§ Prompt
Take the lines from the top down to and including the one with "import * as" and repeat them exactly. Omit images.

******************************

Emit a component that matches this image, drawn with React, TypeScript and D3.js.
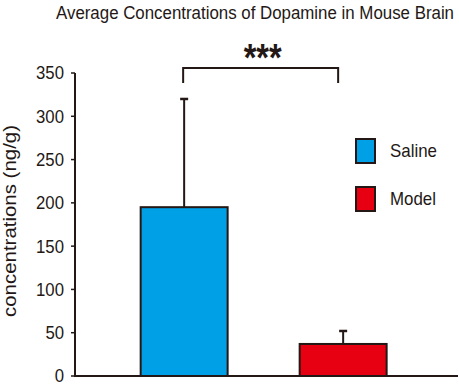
import React from "react";
import * as d3 from "d3";

const categories = ["Saline", "Model"];
const means = [195, 37];
const errors = [125, 15];
const colors = ["#00A0E6", "#E60012"];
const yTicks = [0, 50, 100, 150, 200, 250, 300, 350];
const title = "Average Concentrations of Dopamine in Mouse Brain";
const yLabel = "concentrations (ng/g)";
const significance = "***";

const W = 459;
const H = 390;
const stroke = "#231815";
const font = "'Liberation Sans', Arial, sans-serif";

export default function App() {
  const y = d3.scaleLinear().domain([0, 350]).range([376, 73]);
  const x = d3
    .scaleBand<string>()
    .domain(categories)
    .range([75, 452.3])
    .paddingInner(0.453)
    .paddingOuter(0.413);
  const bw = x.bandwidth();
  const cx = (c: string) => (x(c) as number) + bw / 2;
  const bx1 = cx(categories[0]);
  const bx2 = cx(categories[1]);
  const legendWidths = [47, 46];

  return (
    <svg
      width={W}
      height={H}
      style={{ position: "absolute", left: 0, top: 0, background: "#fff" }}
      fontFamily={font}
    >
      <text
        transform="translate(255,19) scale(1,1.12)"
        x={0}
        y={0}
        textAnchor="middle"
        fontSize={16}
        fill="#231815"
        textLength={398}
        lengthAdjust="spacingAndGlyphs"
      >
        {title}
      </text>

      {/* bars */}
      {categories.map((c, i) => (
        <g key={c}>
          <line
            x1={cx(c)}
            x2={cx(c)}
            y1={y(means[i])}
            y2={y(means[i] + errors[i])}
            stroke={stroke}
            strokeWidth={2}
          />
          <line
            x1={cx(c) - 4}
            x2={cx(c) + 4}
            y1={y(means[i] + errors[i])}
            y2={y(means[i] + errors[i])}
            stroke={stroke}
            strokeWidth={2.5}
          />
          <rect
            x={x(c)}
            y={y(means[i])}
            width={bw}
            height={y(0) - y(means[i])}
            fill={colors[i]}
            stroke={stroke}
            strokeWidth={2}
          />
        </g>
      ))}

      {/* y axis */}
      <line x1={75} x2={75} y1={y(350)} y2={y(0)} stroke={stroke} strokeWidth={2} />
      <line x1={74} x2={458} y1={y(0)} y2={y(0)} stroke={stroke} strokeWidth={2} />
      {yTicks.map((t) => (
        <g key={t}>
          <line x1={71} x2={75} y1={y(t)} y2={y(t)} stroke={stroke} strokeWidth={1.5} />
          <text
            x={64}
            y={y(t)}
            dy="0.36em"
            textAnchor="end"
            fontSize={18}
            fill="#231815"
            transform={`translate(${64},0) scale(0.93,1) translate(${-64},0)`}
          >
            {t}
          </text>
        </g>
      ))}
      <text
        transform={`translate(16,221) rotate(-90)`}
        textAnchor="middle"
        fontSize={18}
        fill="#231815"
        textLength={192}
        lengthAdjust="spacingAndGlyphs"
      >
        {yLabel}
      </text>

      {/* significance bracket */}
      <path
        d={`M${bx1 - 1},83 V68 H${bx2 - 5} V83`}
        fill="none"
        stroke={stroke}
        strokeWidth={2}
      />
      <text
        x={(bx1 + bx2) / 2 - 1}
        y={71}
        textAnchor="middle"
        fontSize={38}
        fontWeight="bold"
        fill="#231815"
        textLength={38}
        lengthAdjust="spacingAndGlyphs"
      >
        {significance}
      </text>

      {/* legend */}
      {categories.map((c, i) => (
        <g key={c} transform={`translate(0, ${i * 48})`}>
          <rect
            x={356}
            y={139}
            width={19}
            height={24}
            fill={colors[i]}
            stroke={stroke}
            strokeWidth={2}
          />
          <text
            x={390}
            y={157}
            fontSize={19}
            fill="#231815"
            textLength={legendWidths[i]}
            lengthAdjust="spacingAndGlyphs"
          >
            {c}
          </text>
        </g>
      ))}
    </svg>
  );
}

******************************

§ Written response
Emit a component that matches this image, drawn with React, TypeScript and D3.js.
import React from "react";
import * as d3 from "d3";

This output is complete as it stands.